Если бы это были только выходки отдельных людей или редкие сцены, можно было бы рассматривать их как случайность. Но такие сцены все учащались. Они становились неотъемлемой частью думского заседания. Тон Думы все повышался. Конечно, сами кадеты до этого не доходили; это не было их genre de beaute. Это было специальностью их друзей и союзников. Но против них кадеты обыкновенно не восставали, а Муромцев своим поведением и всю Думу к ним приобщал.

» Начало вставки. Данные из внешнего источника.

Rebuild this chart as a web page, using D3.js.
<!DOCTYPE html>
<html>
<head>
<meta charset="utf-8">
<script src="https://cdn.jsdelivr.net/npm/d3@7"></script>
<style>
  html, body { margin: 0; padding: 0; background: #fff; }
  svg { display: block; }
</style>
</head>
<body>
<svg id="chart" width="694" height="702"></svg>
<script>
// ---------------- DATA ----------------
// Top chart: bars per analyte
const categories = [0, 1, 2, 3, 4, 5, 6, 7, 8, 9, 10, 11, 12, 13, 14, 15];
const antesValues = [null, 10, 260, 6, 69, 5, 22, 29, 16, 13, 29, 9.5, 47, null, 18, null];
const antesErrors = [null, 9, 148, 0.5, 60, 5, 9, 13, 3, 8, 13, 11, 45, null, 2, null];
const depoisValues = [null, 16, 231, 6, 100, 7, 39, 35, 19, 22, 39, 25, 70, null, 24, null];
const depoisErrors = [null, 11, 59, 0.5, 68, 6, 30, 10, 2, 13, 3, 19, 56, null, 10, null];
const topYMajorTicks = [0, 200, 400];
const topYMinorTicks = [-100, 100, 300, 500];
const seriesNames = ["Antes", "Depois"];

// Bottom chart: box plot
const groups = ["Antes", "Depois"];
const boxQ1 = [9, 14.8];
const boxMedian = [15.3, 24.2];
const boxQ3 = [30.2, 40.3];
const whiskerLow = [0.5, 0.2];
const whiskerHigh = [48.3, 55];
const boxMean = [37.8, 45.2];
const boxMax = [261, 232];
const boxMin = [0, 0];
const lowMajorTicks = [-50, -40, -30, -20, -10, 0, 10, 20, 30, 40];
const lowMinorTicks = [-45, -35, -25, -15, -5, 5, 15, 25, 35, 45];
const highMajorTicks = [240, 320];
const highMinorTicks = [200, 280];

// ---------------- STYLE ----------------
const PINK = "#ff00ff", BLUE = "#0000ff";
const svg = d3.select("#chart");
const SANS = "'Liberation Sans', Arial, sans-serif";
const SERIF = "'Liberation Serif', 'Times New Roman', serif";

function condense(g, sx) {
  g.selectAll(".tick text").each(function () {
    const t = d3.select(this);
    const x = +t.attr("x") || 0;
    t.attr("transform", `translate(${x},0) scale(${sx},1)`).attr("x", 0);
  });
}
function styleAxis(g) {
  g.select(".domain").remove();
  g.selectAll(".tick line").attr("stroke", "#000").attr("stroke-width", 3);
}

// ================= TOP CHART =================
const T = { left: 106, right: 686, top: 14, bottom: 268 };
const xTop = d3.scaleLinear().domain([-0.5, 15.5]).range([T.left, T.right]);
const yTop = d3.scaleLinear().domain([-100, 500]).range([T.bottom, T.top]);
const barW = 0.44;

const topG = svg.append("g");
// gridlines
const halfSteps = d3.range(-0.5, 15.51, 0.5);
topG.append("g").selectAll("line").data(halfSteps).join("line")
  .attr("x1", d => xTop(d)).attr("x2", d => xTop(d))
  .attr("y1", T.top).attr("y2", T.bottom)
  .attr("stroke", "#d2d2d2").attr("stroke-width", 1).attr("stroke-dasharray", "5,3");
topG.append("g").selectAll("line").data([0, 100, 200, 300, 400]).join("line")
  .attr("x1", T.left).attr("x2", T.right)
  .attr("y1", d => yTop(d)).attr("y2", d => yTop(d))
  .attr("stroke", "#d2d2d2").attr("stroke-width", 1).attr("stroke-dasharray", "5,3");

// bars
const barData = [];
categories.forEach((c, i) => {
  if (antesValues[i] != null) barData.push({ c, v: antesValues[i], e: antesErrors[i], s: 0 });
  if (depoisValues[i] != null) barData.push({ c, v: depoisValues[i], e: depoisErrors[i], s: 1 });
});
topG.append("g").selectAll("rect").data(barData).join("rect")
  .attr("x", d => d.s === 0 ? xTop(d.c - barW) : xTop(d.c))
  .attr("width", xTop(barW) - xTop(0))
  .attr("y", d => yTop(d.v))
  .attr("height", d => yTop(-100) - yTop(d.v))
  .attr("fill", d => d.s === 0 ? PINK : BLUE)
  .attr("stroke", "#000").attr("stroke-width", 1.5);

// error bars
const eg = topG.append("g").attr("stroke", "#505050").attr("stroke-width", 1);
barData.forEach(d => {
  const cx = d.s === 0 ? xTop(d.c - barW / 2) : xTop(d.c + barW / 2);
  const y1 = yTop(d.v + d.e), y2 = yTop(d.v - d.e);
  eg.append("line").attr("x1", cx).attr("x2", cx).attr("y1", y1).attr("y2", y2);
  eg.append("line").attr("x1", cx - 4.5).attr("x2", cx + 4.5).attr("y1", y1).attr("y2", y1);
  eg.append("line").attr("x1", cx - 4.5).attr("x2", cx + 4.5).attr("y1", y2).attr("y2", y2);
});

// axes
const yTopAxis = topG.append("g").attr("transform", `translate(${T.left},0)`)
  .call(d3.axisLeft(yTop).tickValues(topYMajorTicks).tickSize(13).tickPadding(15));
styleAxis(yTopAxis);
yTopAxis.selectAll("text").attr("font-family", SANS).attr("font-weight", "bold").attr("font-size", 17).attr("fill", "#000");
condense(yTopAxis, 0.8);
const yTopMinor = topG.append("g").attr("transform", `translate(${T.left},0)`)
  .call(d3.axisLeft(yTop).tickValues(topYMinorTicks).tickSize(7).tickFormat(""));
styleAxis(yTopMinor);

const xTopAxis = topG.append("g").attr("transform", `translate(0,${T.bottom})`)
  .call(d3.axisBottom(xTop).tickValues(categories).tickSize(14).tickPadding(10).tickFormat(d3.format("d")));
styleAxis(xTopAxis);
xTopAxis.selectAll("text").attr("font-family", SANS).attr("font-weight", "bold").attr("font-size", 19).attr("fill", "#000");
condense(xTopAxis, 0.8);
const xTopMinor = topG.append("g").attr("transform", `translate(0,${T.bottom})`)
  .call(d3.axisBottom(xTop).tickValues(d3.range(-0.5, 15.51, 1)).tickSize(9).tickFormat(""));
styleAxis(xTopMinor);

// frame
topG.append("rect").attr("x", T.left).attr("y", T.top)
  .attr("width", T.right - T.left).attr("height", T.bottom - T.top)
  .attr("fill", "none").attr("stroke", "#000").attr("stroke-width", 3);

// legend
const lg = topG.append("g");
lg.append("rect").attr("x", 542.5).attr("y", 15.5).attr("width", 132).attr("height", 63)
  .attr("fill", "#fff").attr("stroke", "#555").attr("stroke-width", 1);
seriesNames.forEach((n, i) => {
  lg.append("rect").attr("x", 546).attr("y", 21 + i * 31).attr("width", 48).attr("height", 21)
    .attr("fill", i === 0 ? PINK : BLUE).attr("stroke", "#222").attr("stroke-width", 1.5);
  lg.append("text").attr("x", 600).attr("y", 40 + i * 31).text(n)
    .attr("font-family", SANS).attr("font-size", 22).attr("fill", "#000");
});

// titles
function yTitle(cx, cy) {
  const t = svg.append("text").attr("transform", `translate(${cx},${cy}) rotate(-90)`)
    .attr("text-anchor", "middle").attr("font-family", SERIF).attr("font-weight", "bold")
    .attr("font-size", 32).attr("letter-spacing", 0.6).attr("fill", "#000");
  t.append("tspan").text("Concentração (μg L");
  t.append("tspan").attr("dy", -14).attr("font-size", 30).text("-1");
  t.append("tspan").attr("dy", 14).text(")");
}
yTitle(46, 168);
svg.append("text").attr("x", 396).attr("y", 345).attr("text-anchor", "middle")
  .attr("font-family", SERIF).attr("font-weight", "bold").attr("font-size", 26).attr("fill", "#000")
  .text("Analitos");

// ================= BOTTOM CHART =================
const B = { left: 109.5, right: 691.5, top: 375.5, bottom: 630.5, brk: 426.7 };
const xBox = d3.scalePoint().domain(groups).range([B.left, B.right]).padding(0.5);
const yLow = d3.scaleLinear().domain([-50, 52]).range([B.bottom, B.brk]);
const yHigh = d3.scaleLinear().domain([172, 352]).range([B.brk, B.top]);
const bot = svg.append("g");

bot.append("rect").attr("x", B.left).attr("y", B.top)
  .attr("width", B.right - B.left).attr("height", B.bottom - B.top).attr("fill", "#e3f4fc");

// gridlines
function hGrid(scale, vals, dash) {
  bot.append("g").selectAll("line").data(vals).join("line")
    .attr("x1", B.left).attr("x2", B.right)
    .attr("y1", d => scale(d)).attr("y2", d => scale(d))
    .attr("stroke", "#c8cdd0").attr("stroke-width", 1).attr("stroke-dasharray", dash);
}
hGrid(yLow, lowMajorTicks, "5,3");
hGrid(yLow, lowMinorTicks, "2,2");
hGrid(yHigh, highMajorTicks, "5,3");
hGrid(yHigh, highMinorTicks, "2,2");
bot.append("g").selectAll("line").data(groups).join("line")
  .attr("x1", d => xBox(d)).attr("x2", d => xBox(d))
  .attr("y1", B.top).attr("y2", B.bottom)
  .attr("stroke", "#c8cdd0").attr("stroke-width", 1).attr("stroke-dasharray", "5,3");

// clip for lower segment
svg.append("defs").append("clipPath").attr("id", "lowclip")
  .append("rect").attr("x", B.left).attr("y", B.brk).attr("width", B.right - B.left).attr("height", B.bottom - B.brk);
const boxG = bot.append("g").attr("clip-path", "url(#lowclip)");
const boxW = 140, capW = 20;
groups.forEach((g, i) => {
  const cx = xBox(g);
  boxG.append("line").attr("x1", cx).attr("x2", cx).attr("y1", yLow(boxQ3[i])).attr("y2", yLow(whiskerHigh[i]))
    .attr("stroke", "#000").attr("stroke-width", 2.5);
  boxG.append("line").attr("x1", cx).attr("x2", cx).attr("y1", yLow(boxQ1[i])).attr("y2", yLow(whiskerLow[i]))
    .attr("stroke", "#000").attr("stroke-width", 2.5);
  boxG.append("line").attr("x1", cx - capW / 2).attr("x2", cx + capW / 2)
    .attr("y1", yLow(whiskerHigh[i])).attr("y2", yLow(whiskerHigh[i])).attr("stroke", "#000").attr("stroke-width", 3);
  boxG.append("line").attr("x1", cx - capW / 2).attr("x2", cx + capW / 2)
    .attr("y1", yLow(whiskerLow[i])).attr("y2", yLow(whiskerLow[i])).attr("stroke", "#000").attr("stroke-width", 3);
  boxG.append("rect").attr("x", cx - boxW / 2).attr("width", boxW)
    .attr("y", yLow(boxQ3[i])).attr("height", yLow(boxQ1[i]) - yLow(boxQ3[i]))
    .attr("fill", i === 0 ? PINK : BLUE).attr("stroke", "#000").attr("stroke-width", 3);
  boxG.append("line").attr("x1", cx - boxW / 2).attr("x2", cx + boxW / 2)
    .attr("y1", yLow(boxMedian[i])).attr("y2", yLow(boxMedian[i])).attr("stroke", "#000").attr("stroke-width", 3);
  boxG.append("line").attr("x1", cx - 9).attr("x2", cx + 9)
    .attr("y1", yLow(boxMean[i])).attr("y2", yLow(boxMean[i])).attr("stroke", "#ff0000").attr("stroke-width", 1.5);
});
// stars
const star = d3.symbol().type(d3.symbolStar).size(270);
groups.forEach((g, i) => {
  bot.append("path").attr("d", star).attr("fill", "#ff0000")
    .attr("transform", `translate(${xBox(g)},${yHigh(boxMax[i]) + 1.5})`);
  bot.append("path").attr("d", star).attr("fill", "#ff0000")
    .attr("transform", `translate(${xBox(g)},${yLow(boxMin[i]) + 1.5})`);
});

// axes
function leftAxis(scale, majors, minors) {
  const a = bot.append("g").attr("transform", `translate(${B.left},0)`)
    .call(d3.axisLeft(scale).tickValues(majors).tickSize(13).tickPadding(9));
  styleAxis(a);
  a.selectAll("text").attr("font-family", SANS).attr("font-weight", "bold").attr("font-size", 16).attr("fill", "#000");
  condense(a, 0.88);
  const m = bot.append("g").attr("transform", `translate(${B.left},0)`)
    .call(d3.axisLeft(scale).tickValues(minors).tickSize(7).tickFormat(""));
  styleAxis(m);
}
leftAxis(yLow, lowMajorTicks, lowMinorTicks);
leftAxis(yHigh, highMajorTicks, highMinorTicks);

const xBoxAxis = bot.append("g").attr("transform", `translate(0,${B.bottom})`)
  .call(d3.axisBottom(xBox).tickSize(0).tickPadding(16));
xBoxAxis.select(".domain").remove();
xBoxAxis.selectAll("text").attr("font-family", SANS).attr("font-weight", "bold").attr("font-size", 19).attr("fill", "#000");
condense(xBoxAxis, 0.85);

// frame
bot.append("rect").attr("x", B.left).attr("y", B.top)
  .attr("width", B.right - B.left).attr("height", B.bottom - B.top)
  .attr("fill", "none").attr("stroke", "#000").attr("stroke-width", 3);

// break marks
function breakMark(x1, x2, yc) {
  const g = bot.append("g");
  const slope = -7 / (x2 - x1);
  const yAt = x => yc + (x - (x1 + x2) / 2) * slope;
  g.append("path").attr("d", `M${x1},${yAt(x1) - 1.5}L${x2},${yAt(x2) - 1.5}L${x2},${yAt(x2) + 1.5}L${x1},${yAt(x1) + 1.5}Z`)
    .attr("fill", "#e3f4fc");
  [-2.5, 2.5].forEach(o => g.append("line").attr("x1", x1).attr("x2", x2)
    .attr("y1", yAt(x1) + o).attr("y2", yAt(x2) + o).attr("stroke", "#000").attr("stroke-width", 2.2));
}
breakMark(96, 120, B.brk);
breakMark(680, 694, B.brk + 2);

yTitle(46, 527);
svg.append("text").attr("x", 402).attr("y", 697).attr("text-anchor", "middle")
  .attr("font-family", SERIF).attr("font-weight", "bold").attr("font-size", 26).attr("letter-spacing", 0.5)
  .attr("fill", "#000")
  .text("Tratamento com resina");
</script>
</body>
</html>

Поведение С. Муромцева в этом отношении было загадочно. Скандалы и насилия в Думе были глубоко противны его мирной, корректной, величавой фигуре, не говоря уже о его пристрастии к благообразию парламентских заседаний. И все же он их допускал. Приходится признать, что хотя Муромцев имел репутацию председателя Божией милостью, но он не умел обуздывать страсти. Он был председатель для торжественных дней, не для черной работы; для избранных, а не для толпы; скорее напоминал церемониймейстера, чем руководителя. Если бы Дума не была так скоро распущена, он бы, вероятно, и на месте председателя сделался одной из первых жертв своего доверия к общественной зрелости, как позднее на посту Председателя Совета министров такой жертвой был кн. Г.Е. Львов. Муромцев не такой представлял себе Думу и русский парламент, мог об этом скорбеть, но не умел не только справиться с этим, но даже бороться.

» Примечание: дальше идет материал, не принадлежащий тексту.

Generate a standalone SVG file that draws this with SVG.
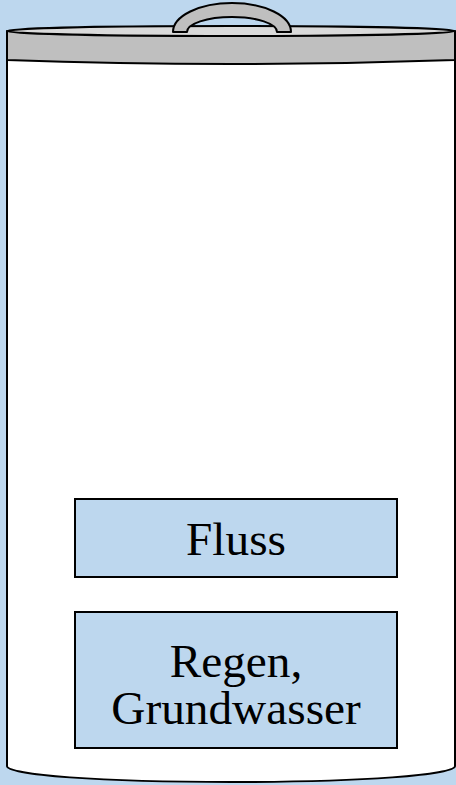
<svg xmlns="http://www.w3.org/2000/svg" width="456" height="785" viewBox="0 0 456 785">
<style>
.ln{stroke:#000;stroke-width:2;stroke-linejoin:round}
.box{fill:#BDD7EE;stroke:#000;stroke-width:2}
.t{font-family:"Liberation Serif","Times New Roman",serif;font-size:47.3px;fill:#000;text-anchor:middle}
</style>
<rect width="456" height="785" fill="#BDD7EE"/>
<g id="container">
<path class="ln" fill="#FFFFFF" d="M7,58 L7,766 C7,775 100,782 231,782 C362,782 455,775 455,766 L455,58 Z"/>
<path class="ln" fill="#BFBFBF" d="M7,31 L7,60 Q231,68 455,60 L455,31 Z"/>
<ellipse class="ln" cx="231" cy="31" rx="224" ry="5" fill="#DADADA"/>
<path class="ln" fill="#BFBFBF" d="M173,32 A59,29 0 0 1 291,32 L277,32 A45,15 0 0 0 187,32 Z"/>
</g>
<g id="fluss">
<rect class="box" x="75" y="499" width="322" height="78"/>
<text class="t" x="236" y="555">Fluss</text>
</g>
<g id="regen">
<rect class="box" x="75" y="612" width="322" height="136"/>
<text class="t" x="236" y="677">Regen,</text>
<text class="t" x="236" y="724">Grundwasser</text>
</g>
<g id="connectors"/>
</svg>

Приведу несколько примеров поведения Думы и ее председателя. Они дают понятие о том, что было «стилем 1-й Думы»
[75].
В заседании 12 июня, по продовольственному вопросу, в присутствии министров Аладьин разражается такой тирадой: «Каждый раз, когда нужны многомиллионные затраты, министры появляются своевременно, и мы знаем результаты их появления; три четверти денег останется в карманах, начиная с министров и кончая последним… (Взрыв аплодисментов.) Русский народ грабить вы никогда не опаздывали, г-да министры. Помощь голодающим нужна, и мы поможем; у нас есть своя собственная комиссия из 11; я думаю, что наиболее действительное средство помочь народу – это взять дело народа в наши собственные, пока еще ничем не запятнанные руки…» И речь кончается словами: «Когда же наконец, г-да министры, найдется у вас настолько порядочности и честности, чтобы убраться с ваших мест отсюда.